There is also minimal variation in the way the material is presented to the brain when it is repeatedly visited over a short time. This tends to decrease our learning. In contrast, when repetition learning takes place over a longer period, it is more likely that the materials are presented differently. We have to retrieve the previously learned information from memory and hence reinforce it. All of this leads us to become more interested in the content and therefore more receptive to learning it.
“How do you remember better? Repeated exposure to information in specifically timed intervals provides the most powerful way to fix memory into the brain. …Deliberately re-expose yourself to the information more elaborately, and in fixed, spaced intervals, if you want the retrieval to be the most vivid it can be. Learning occurs best when new information is incorporated gradually into the memory store rather than when it is jammed in all at once.”
— John Medina, Brain Rules
Taking Advantage of the Spacing Effect
We don’t learn about spaced repetition in school—something which baffles many researchers. Most classes teach a single topic per session, then don’t repeat it until the test.
Going over a topic once teaches very little—sometimes nothing at all, if the teacher is unengaging or the class is too long. Most teachers expect their students to take care of the memorizing part themselves. As a result, many of us develop bad learning habits like cramming to cope with the demands of our classes.
We need to break up with cramming and focus on what actually works: spaced repetition.
The difficulty of spaced repetition is not effort but that it requires forward planning and a small investment of time to set up a system. But in the long run, it saves us time as we retain information and spend less total time learning.
A typical spaced repetition system includes these key components:
- A schedule for review of information. Typical systems involve going over information after an hour, then a day, then every other day, then weekly, then fortnightly, then monthly, then every six months, then yearly. Guess correctly and the information moves to the next level and is reviewed less often. Guess incorrectly and it moves down a level and is reviewed more often.
- A means of storing and organizing information. Flashcards or spaced repetition software (such as Anki and SuperMemo) are the most common options. Software has the obvious advantage of requiring little effort to maintain, and of having an inbuilt repetition schedule. Anecdotal evidence suggests that writing information out on flashcards contributes to the learning process.
- A metric for tracking progress. Spaced repetition systems work best if they include built-in positive reinforcement. This is why learning programs like Duolingo and Memrise incorporate a points system, daily goals, leaderboards and so on. Tracking progress gives us a sense of progression and improvement.
- A set duration for review sessions. If we practice for too long, our attention wanes and we retain decreasing amounts of information. Likewise, a session needs to be long enough to ensure focused immersion. A typical recommendation is no more than 30 minutes, with a break before any other review sessions.

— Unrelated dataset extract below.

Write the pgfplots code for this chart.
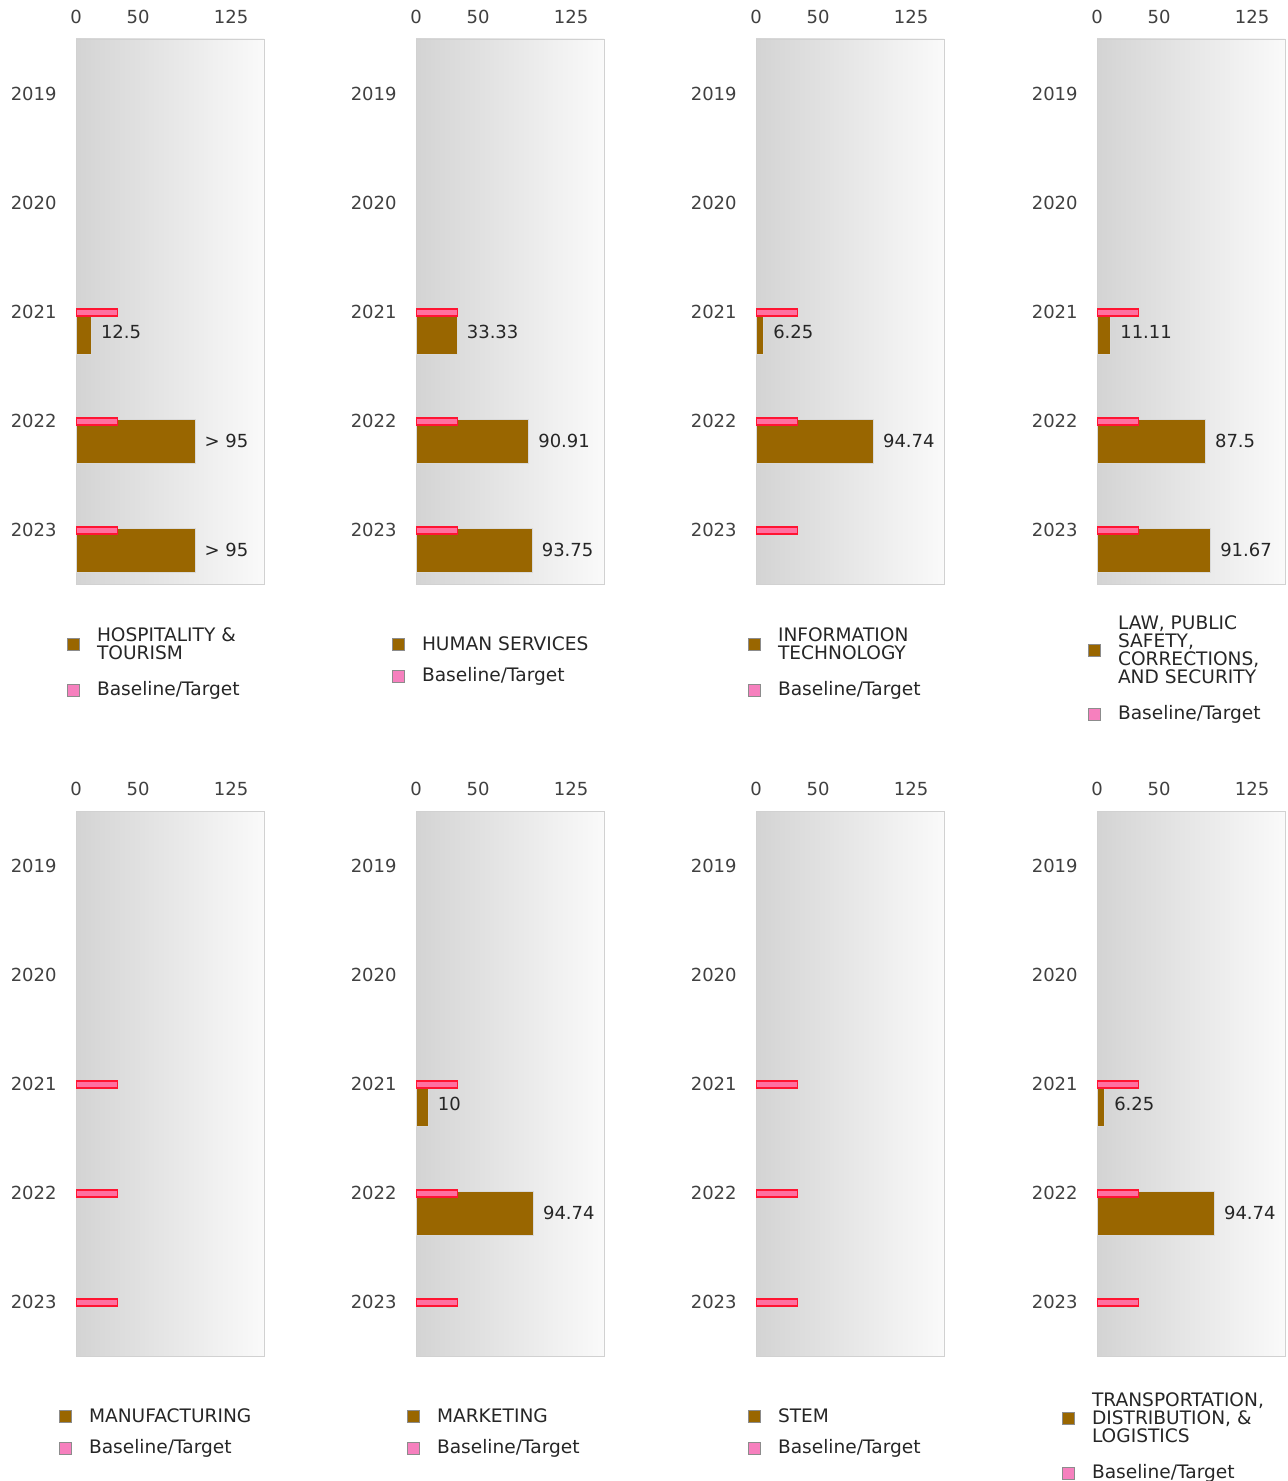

The spacing effect is a perfect example of how much more effective we can be if we understand how our minds work, and use them in an optimal way. All you need to learn something for life are flashcards and a schedule. Then, of course, you’re free to move on to actually applying and using what you’ve learned. Tagged: Gabriel Wyner, Gustav Fechner, Hermann Ebbinghaus, Memory, Robert Greene
Footnotes
- 1 When is the last time you used a2+ b2= c2 in real life?
- 2 This is different than the half-life of knowledge, the process by which information in memory becomes less valuable because your understanding of the world has changed.
- 3 You can test this by asking yourself what your last meeting yesterday was about.